Your child's belief systems, emotions, and attitudes are as important as any other part of their personality.
Teenagers are a challenge, no doubt about it. Your son is no longer a little boy, and he’s leaving aside some of those things you loved about him from his childhood. And your little girl is becoming a woman. So it’s time to adapt to the behaviors, beliefs, and values that will consolidate their identity as an adult.
Sometimes these behaviors can cross a line, since they are going through a “crisis of values,” but don’t panic: this is a normal and necessary situation for their development. They need to grow and mature in order to become an adult.

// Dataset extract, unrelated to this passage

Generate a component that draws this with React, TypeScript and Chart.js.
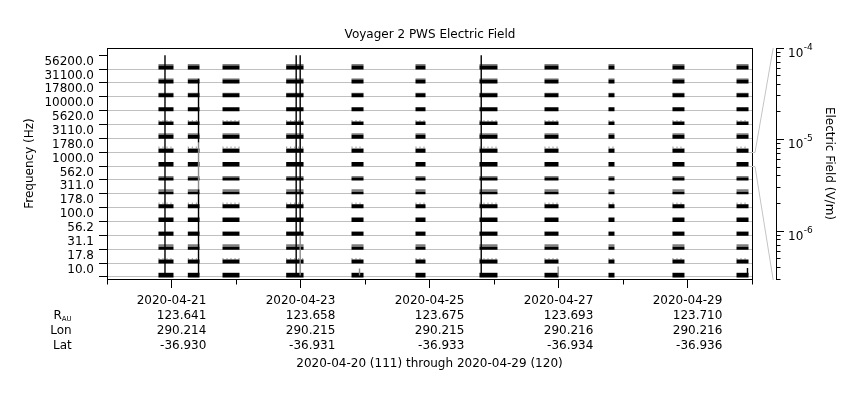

To help them forge their personality, grow in self-esteem, and become respectful, tolerant adults with a sense of solidarity, teenagers need understanding and sensitivity from the adults who surround them at this key moment in their lives.
Educating our children’s emotional intelligence is critically important. We need to help them develop affectivity — aspects of their personality that include belief systems, emotions and attitudes. These will all have a direct bearing on their human, intellectual, academic, social, and religious development.
Here are a few basic tips:
1. Know your teen
We need to know our teens and accept them as they are. Use their contradictions and capacities to teach them, starting with respect for their personal uniqueness.
Many teens have traits that can seem contradictory (and this is not abnormal). When teens gather in discussion groups for a psychological study, they see themselves as competitive, irresponsible, hedonistic, consumeristic, unmotivated by academics, lovers of instant gratification, and yet marked by a sense of solidarity, with strong friendship bonds and a feeling of comraderie.
Psychology also shows that teens are interested in daily events and in whatever is immediate and useful for their own life. They want to live life now, because they are in search of emotions; but when facing the challenge of building their own future, they also have aspirations and great expectations: they want to find love, form a family, have a good job, get social and economic status, and so on.
On the other hand, a transcendent aspect for their maturity is that during this stage, they begin to exercise their freedom, becoming more independent in the way they dress, the friends they choose, and the activities they do. They are often worried about the implications and future consequences of their decisions.